Further, putting all your money on penalties when your goalkeeper is Jordan Pickford and the other guy is Gigi Donnarumma is just begging to lose. As this tournament progressed, England fans watched the Everton keeper battle more and more to maintain his composure. When the bullish Federico Chiesa got off a shot, he screamed at his defenders. When Gigi was forced to make a save, he clutched the ball to his chest, rushed to the top of the box and rolled it out to Jorginho to start the Azzurri in the opposite direction. The space between the Italian sticks was Donnarumma’s mountaintop and he was the sage, impassive maharishi with all the answers to life’s problems.
Will Southgate learn from his mistakes? Almost assuredly. Will it make a difference? That is less likely. For all his talents, there is one quality the former Middlesbrough man and his staff, including special consultant and Newcastle coaching regular Graeme Jones, lack to a man. They have no experience at winning.

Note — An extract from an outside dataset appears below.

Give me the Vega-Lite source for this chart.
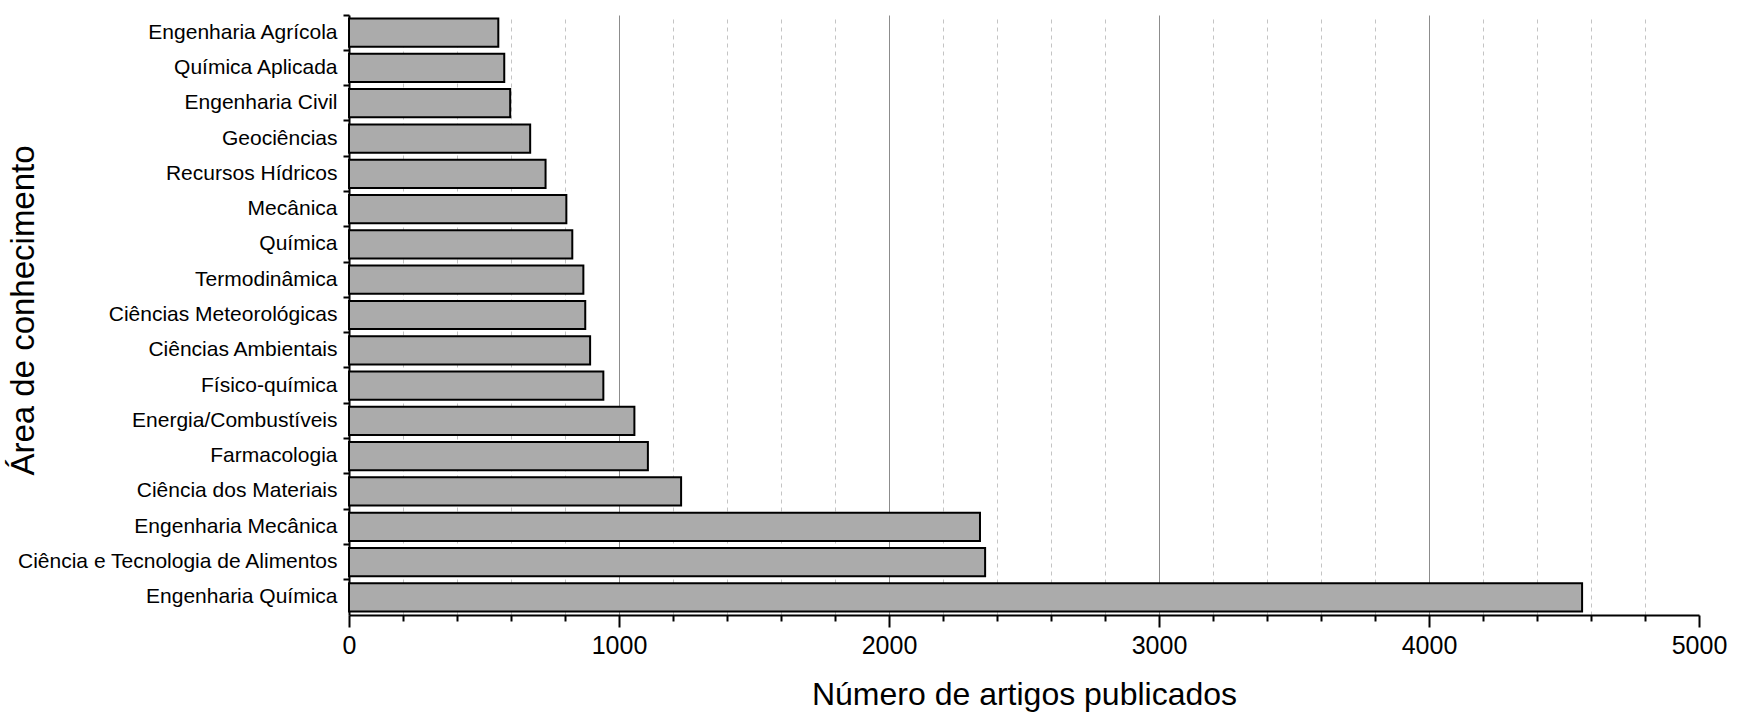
{
  "$schema": "https://vega.github.io/schema/vega-lite/v6.json",
  "autosize": "none",
  "width": 1350,
  "height": 600,
  "padding": {"left": 349, "top": 15, "right": 42, "bottom": 108},
  "background": "white",
  "config": {
    "view": {"stroke": null},
    "font": "Liberation Sans",
    "axis": {"labelColor": "black", "titleColor": "black", "titleFontWeight": "normal", "labelFont": "Liberation Sans", "titleFont": "Liberation Sans"}
  },
  "data": {
    "values": [
      {"area": "Engenharia Agrícola", "artigos": 553},
      {"area": "Química Aplicada", "artigos": 575},
      {"area": "Engenharia Civil", "artigos": 597},
      {"area": "Geociências", "artigos": 671},
      {"area": "Recursos Hídricos", "artigos": 728},
      {"area": "Mecânica", "artigos": 805},
      {"area": "Química", "artigos": 827},
      {"area": "Termodinâmica", "artigos": 868},
      {"area": "Ciências Meteorológicas", "artigos": 875},
      {"area": "Ciências Ambientais", "artigos": 893},
      {"area": "Físico-química", "artigos": 942},
      {"area": "Energia/Combustíveis", "artigos": 1057},
      {"area": "Farmacologia", "artigos": 1107},
      {"area": "Ciência dos Materiais", "artigos": 1230},
      {"area": "Engenharia Mecânica", "artigos": 2337},
      {"area": "Ciência e Tecnologia de Alimentos", "artigos": 2356},
      {"area": "Engenharia Química", "artigos": 4567}
    ]
  },
  "mark": {"type": "bar", "fill": "#ababab", "stroke": "black", "strokeWidth": 2, "height": {"band": 0.8}},
  "encoding": {
    "y": {
      "field": "area",
      "type": "nominal",
      "sort": null,
      "scale": {"paddingInner": 0, "paddingOuter": 0},
      "axis": {
        "title": "Área de conhecimento",
        "titleFontSize": 33,
        "titleAngle": -90,
        "titleX": -316,
        "titleY": 295,
        "titleAlign": "center",
        "titleBaseline": "alphabetic",
        "labelFontSize": 21,
        "labelPadding": 6,
        "labelLimit": 400,
        "tickSize": 6,
        "tickWidth": 2,
        "tickColor": "black",
        "bandPosition": 0,
        "domainColor": "black",
        "domainWidth": 2,
        "grid": false
      }
    },
    "x": {
      "field": "artigos",
      "type": "quantitative",
      "scale": {"domain": [0, 5000], "nice": false, "zero": true},
      "axis": {
        "title": "Número de artigos publicados",
        "titleFontSize": 32,
        "titleY": 89,
        "titleBaseline": "alphabetic",
        "values": [0, 200, 400, 600, 800, 1000, 1200, 1400, 1600, 1800, 2000, 2200, 2400, 2600, 2800, 3000, 3200, 3400, 3600, 3800, 4000, 4200, 4400, 4600, 4800, 5000],
        "labelExpr": "datum.value % 1000 === 0 ? datum.value : ''",
        "labelFontSize": 25,
        "labelPadding": 6,
        "labelFlush": false,
        "labelOverlap": false,
        "tickSize": {"condition": {"test": "datum.value % 1000 === 0", "value": 12}, "value": 6},
        "tickWidth": 2,
        "tickColor": "black",
        "domainColor": "black",
        "domainWidth": 2,
        "grid": true,
        "gridColor": {"condition": {"test": "datum.value % 1000 === 0", "value": "#8c8c8c"}, "value": "#c4c4c4"},
        "gridDash": {"condition": {"test": "datum.value % 1000 === 0", "value": []}, "value": [4, 4]},
        "gridWidth": 1,
        "gridOpacity": {"condition": {"test": "datum.value === 0 || datum.value === 5000", "value": 0}, "value": 1}
      }
    }
  }
}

When Italy failed to qualify for the World Cup under Gianpiero Ventura, the federation recognised the problem and turned to Roberto Mancini who had won three Scudettos and, before moving on to deliver Manchester City’s first Premier League title in the Mansour era, built the squad that won a famous treble for Jose Mourinho. In the Final, Mancini not only believed the Azzurri could win, he sent on attacking player after attacking player even after levelling, be it Domenico Berardi, Andrea Belotti, Manuel Locatelli or, when one Federico from Juventus went down, another, this one named Bernardeschi.
England have everything it takes to be champions save that winning mentality. Where they can find it is another question. There is no English manager who has won a major trophy at club level in this millennium. Of the foreign candidates, perhaps only Mancini and Carlo Ancelotti would understand the English psyche and both are otherwise occupied with teams who already believe they can win.
Change for change’s sake benefits no one. Anyone who replaced Southgate at this juncture would be less qualified. Still, it remains that the fear of losing ultimately betrayed the England manager and, as fears go, it is one of the most difficult to overcome. When the barnyard cat has had his fun with you once, the overriding instinct is to hide inside your hole whenever you catch sight of him again.